▶ [What the exercise asks]
Retype only the lines from the top of the records to the line with "ax = fig.add_axes([132", including that line but none of the pictures.

▶ [Records for the exercise]
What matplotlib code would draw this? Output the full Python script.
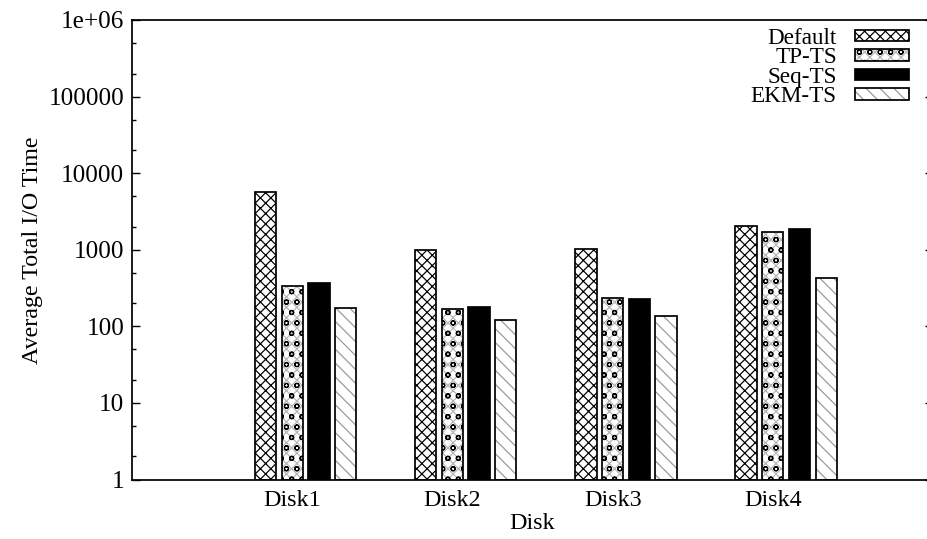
import matplotlib
matplotlib.use("Agg")
import matplotlib.pyplot as plt
import numpy as np
from matplotlib.patches import Patch
from matplotlib.legend_handler import HandlerTuple
from matplotlib.ticker import FixedLocator, NullFormatter

# ---- data ----
disks = ["Disk1", "Disk2", "Disk3", "Disk4"]
series_names = ["Default", "TP-TS", "Seq-TS", "EKM-TS"]
default_vals = [5600, 994, 1024, 2030]
tpts_vals = [336, 165, 234, 1710]
seqts_vals = [368, 179, 227, 1870]
ekmts_vals = [172, 119, 135, 424]
ytick_vals = [1, 10, 100, 1000, 10000, 100000, 1000000]
ytick_labels = ["1", "10", "100", "1000", "10000", "100000", "1e+06"]

plt.rcParams['font.family'] = ['Liberation Serif', 'DejaVu Serif']
plt.rcParams['hatch.linewidth'] = 0.7

DPI = 125
fig = plt.figure(figsize=(927 / DPI, 539 / DPI), dpi=DPI)
ax = fig.add_axes([132 / 927, 1 - 479.5 / 539, 801 / 927, 459.5 / 539])

values = [default_vals, tpts_vals, seqts_vals, ekmts_vals]
# each style: face colour + list of (hatch, hatch colour) layers
styles = [
    ("white", [("xxxx", "black")]),
    ("white", [("xxxx", "#b5b5b5"), ("oo", "black")]),
    ("black", []),
    ("white", [("\\\\\\", "#999999")]),
]
x = np.arange(len(disks))
slot = 1 / 6
width = 0.8 * slot
handles = []
for i, (vals, (face, layers)) in enumerate(zip(values, styles)):
    pos = x + (i - 1) * slot
    ax.bar(pos, vals, width=width, bottom=1, color=face, linewidth=0, zorder=2)
    hparts = [Patch(facecolor=face, linewidth=0)]
    for hatch, hcol in layers:
        ax.bar(pos, vals, width=width, bottom=1, facecolor="none",
               edgecolor=hcol, hatch=hatch, linewidth=0, zorder=2.5)
        hparts.append(Patch(facecolor="none", edgecolor=hcol, hatch=hatch, linewidth=0))
    ax.bar(pos, vals, width=width, bottom=1, facecolor="none",
           edgecolor="black", linewidth=1.0, zorder=3)
    hparts.append(Patch(facecolor="none", edgecolor="black", linewidth=1.0))
    handles.append(tuple(hparts))

ax.set_yscale("log")
ax.set_ylim(1, 1e6)
ax.set_xlim(-1, 4)
ax.set_yticks(ytick_vals)
ax.set_yticklabels(ytick_labels)
minor = [m * 10 ** d for d in range(0, 6) for m in (2, 5)]
ax.yaxis.set_minor_locator(FixedLocator(minor))
ax.yaxis.set_minor_formatter(NullFormatter())
ax.set_xticks(x)
ax.set_xticklabels(disks)

ax.tick_params(axis="y", which="major", direction="in", length=4.6, width=0.8,
               right=True, labelsize=14.5, pad=4.5)
ax.tick_params(axis="y", which="minor", direction="in", length=2.4, width=0.8, right=True)
ax.tick_params(axis="x", which="both", length=0, labelsize=13.8, pad=6)
for s in ax.spines.values():
    s.set_linewidth(1.0)

ax.set_xlabel("Disk", fontsize=13.8, labelpad=1)
ax.set_ylabel("Average Total I/O Time", fontsize=13.8, labelpad=3)

leg = ax.legend(handles, series_names,
                handler_map={tuple: HandlerTuple(ndivide=1, pad=0)},
                loc="upper right", bbox_to_anchor=(0.970, 0.9825), borderaxespad=0,
                borderpad=0, frameon=False, markerfirst=False, fontsize=13.3,
                handlelength=2.33, handleheight=0.38, handletextpad=0.8,
                labelspacing=-0.07)
for t in leg.get_texts():
    t.set_ha("right")

fig.savefig("out.png", dpi=DPI)
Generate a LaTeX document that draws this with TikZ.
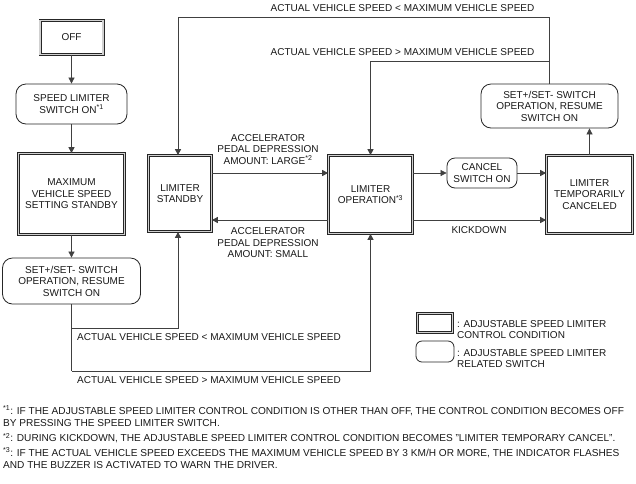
\documentclass[tikz,border=0pt]{standalone}
\usepackage{fontspec}
\setmainfont{Liberation Sans}
\usetikzlibrary{arrows.meta}
\begin{document}
\begin{tikzpicture}[x=1pt,y=-1pt,
  every node/.style={font=\fontsize{10}{11.5}\selectfont, text=black!90, inner sep=0pt},
  state/.style={draw=black!85, line width=0.7pt, double=black!18, double distance=1.6pt, align=center},
  switchbox/.style={draw=black!85, line width=0.8pt, rounded corners=10pt, align=center},
  conn/.style={draw=black!75, line width=0.7pt, -{Triangle[length=6pt,width=6pt]}},
  plain/.style={draw=black!75, line width=0.7pt},
  note/.style={anchor=west, align=left, font=\fontsize{10.1}{12}\selectfont}
]
\useasboundingbox[fill=white] (0,0) rectangle (636,483);

% states
\node[state, minimum width=63pt, minimum height=34pt] (off) at (71.5,37.5) {OFF};
\node[switchbox, minimum width=111pt, minimum height=40pt] (spd) at (71.5,104) {SPEED LIMITER\\SWITCH ON\textsuperscript{*1}};
\node[state, minimum width=106pt, minimum height=81pt] (max) at (71.5,194) {MAXIMUM\\VEHICLE SPEED\\SETTING STANDBY};
\node[switchbox, minimum width=138pt, minimum height=46pt] (setl) at (71.5,281) {SET+/SET- SWITCH\\OPERATION, RESUME\\SWITCH ON};
\node[state, minimum width=63pt, minimum height=76pt] (standby) at (180,193.5) {LIMITER\\STANDBY};
\node[state, minimum width=84pt, minimum height=78pt] (op) at (370.5,194.5) {LIMITER\\OPERATION\textsuperscript{*3}};
\node[switchbox, rounded corners=8pt, minimum width=70pt, minimum height=30pt] (cancel) at (482,173) {CANCEL\\SWITCH ON};
\node[state, minimum width=86pt, minimum height=78pt] (canceled) at (589.5,194.5) {LIMITER\\TEMPORARILY\\CANCELED};
\node[switchbox, minimum width=137pt, minimum height=44pt] (setr) at (549.5,106) {SET+/SET- SWITCH\\OPERATION, RESUME\\SWITCH ON};

% junction coordinates
\coordinate (tt) at (549.5,17);
\coordinate (tm) at (549.5,61);
\coordinate (lt) at (71.5,328);
\coordinate (lb) at (71.5,371);
\coordinate (ylow) at (0,220);
\coordinate (stx) at (178,0);

% connectors
\draw[conn] (off) -- (spd);
\draw[conn] (spd) -- (max);
\draw[conn] (max) -- (setl);
\draw[plain] (setl.south) -- (lb);
\draw[conn] (lt) -| (stx |- standby.south);
\draw[conn] (lb) -| (op.south);
\draw[plain] (setr.north) -- (tt);
\draw[conn] (tt) -| (stx |- standby.north);
\draw[conn] (tm) -| (op.north);
\draw[conn] (standby.east |- cancel.west) -- (op.west |- cancel.west);
\draw[conn] (op.west |- ylow) -- (standby.east |- ylow);
\draw[conn] (op.east |- cancel.west) -- (cancel.west);
\draw[conn] (cancel.east) -- (canceled.west |- cancel.east);
\draw[conn] (op.east |- ylow) -- (canceled.west |- ylow);
\draw[conn] (canceled.north) -- (canceled.north |- setr.south);

% labels
\node (l1) at (402.5,8) {ACTUAL VEHICLE SPEED < MAXIMUM VEHICLE SPEED};
\node (l2) at (402.5,52) {ACTUAL VEHICLE SPEED > MAXIMUM VEHICLE SPEED};
\node[align=center] (acc1) at (268,149.5) {ACCELERATOR\\PEDAL DEPRESSION\\AMOUNT: LARGE\textsuperscript{*2}};
\node[align=center] (acc2) at (268,243) {ACCELERATOR\\PEDAL DEPRESSION\\AMOUNT: SMALL};
\node (kd) at (479,230) {KICKDOWN};
\node[anchor=west] (l3) at (77,337) {ACTUAL VEHICLE SPEED < MAXIMUM VEHICLE SPEED};
\node[anchor=west] (l4) at (77,380) {ACTUAL VEHICLE SPEED > MAXIMUM VEHICLE SPEED};

% legend
\node[state, minimum width=35pt, minimum height=19pt] (lg1) at (435,323) {};
\node[switchbox, rounded corners=6pt, minimum width=38pt, minimum height=21pt] (lg2) at (435,351.5) {};
\node[anchor=west, align=left] (lgt1) at (457,329.5) {: ADJUSTABLE SPEED LIMITER\\CONTROL CONDITION};
\node[anchor=west, align=left] (lgt2) at (457,358.5) {: ADJUSTABLE SPEED LIMITER\\RELATED SWITCH};

% footnotes
\node[note] (n1) at (3,416) {\textsuperscript{*1}: IF THE ADJUSTABLE SPEED LIMITER CONTROL CONDITION IS OTHER THAN OFF, THE CONTROL CONDITION BECOMES OFF\\BY PRESSING THE SPEED LIMITER SWITCH.};
\node[note] (n2) at (3,438) {\textsuperscript{*2}: DURING KICKDOWN, THE ADJUSTABLE SPEED LIMITER CONTROL CONDITION BECOMES "LIMITER TEMPORARY CANCEL".};
\node[note] (n3) at (3,458) {\textsuperscript{*3}: IF THE ACTUAL VEHICLE SPEED EXCEEDS THE MAXIMUM VEHICLE SPEED BY 3 KM/H OR MORE, THE INDICATOR FLASHES\\AND THE BUZZER IS ACTIVATED TO WARN THE DRIVER.};
\end{tikzpicture}
\end{document}
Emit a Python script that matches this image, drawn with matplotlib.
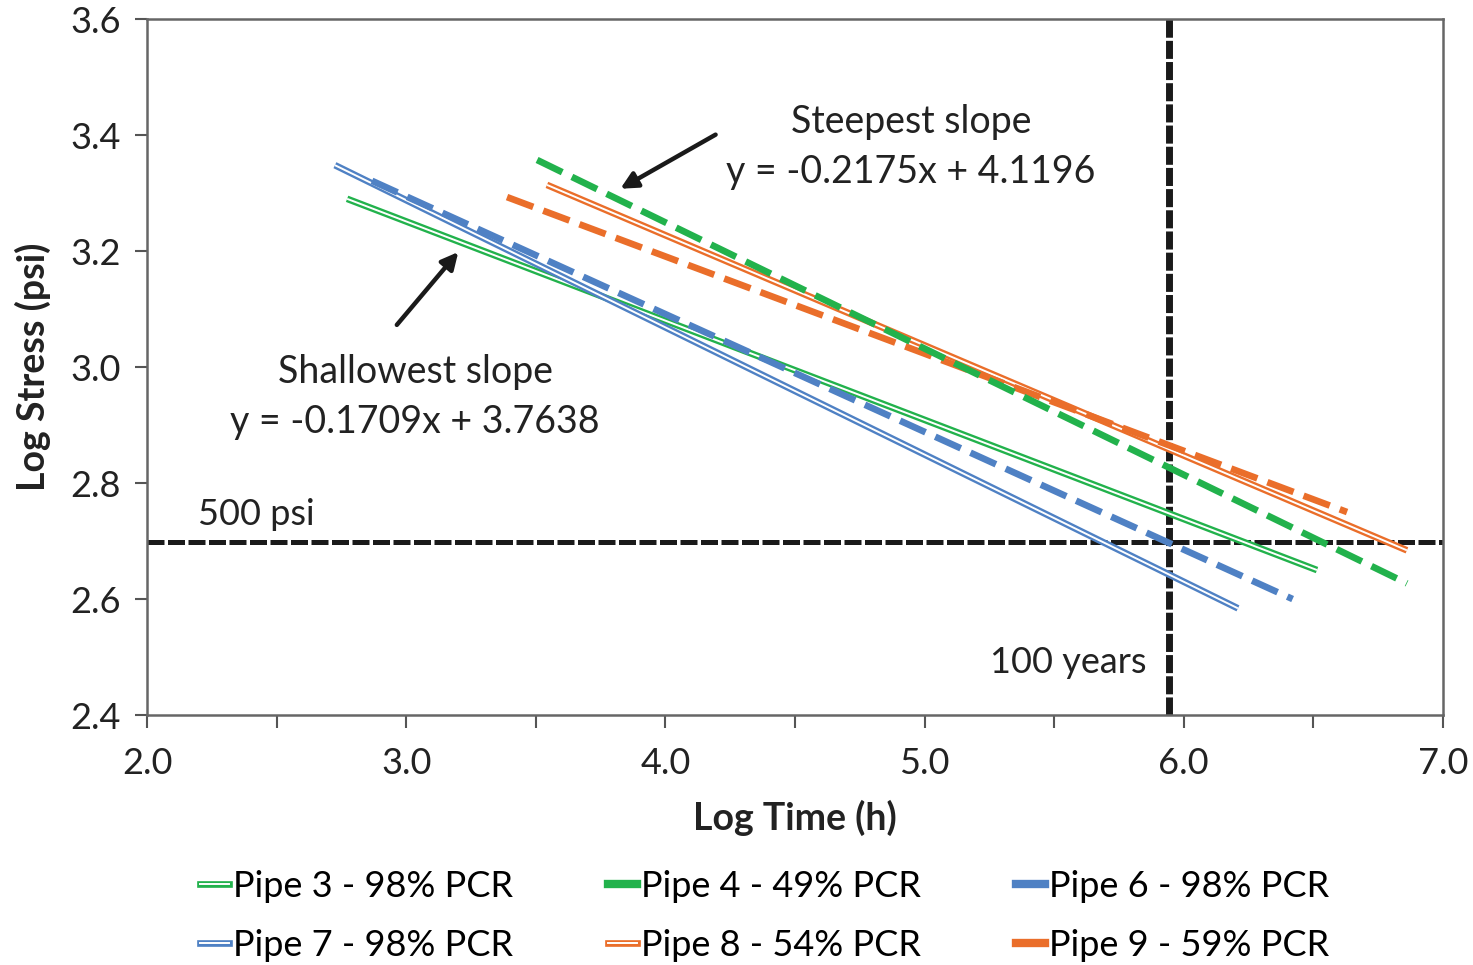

▶ [Written reply]
What matplotlib code would draw this? Output the full Python script.
import matplotlib
matplotlib.use("Agg")
import matplotlib.pyplot as plt
import numpy as np
from matplotlib.patches import Patch
from matplotlib.legend_handler import HandlerTuple
from matplotlib.ticker import FixedLocator, NullFormatter

# ---- data ----
disks = ["Disk1", "Disk2", "Disk3", "Disk4"]
series_names = ["Default", "TP-TS", "Seq-TS", "EKM-TS"]
default_vals = [5600, 994, 1024, 2030]
tpts_vals = [336, 165, 234, 1710]
seqts_vals = [368, 179, 227, 1870]
ekmts_vals = [172, 119, 135, 424]
ytick_vals = [1, 10, 100, 1000, 10000, 100000, 1000000]
ytick_labels = ["1", "10", "100", "1000", "10000", "100000", "1e+06"]

plt.rcParams['font.family'] = ['Liberation Serif', 'DejaVu Serif']
plt.rcParams['hatch.linewidth'] = 0.7

DPI = 125
fig = plt.figure(figsize=(927 / DPI, 539 / DPI), dpi=DPI)
ax = fig.add_axes([132 / 927, 1 - 479.5 / 539, 801 / 927, 459.5 / 539])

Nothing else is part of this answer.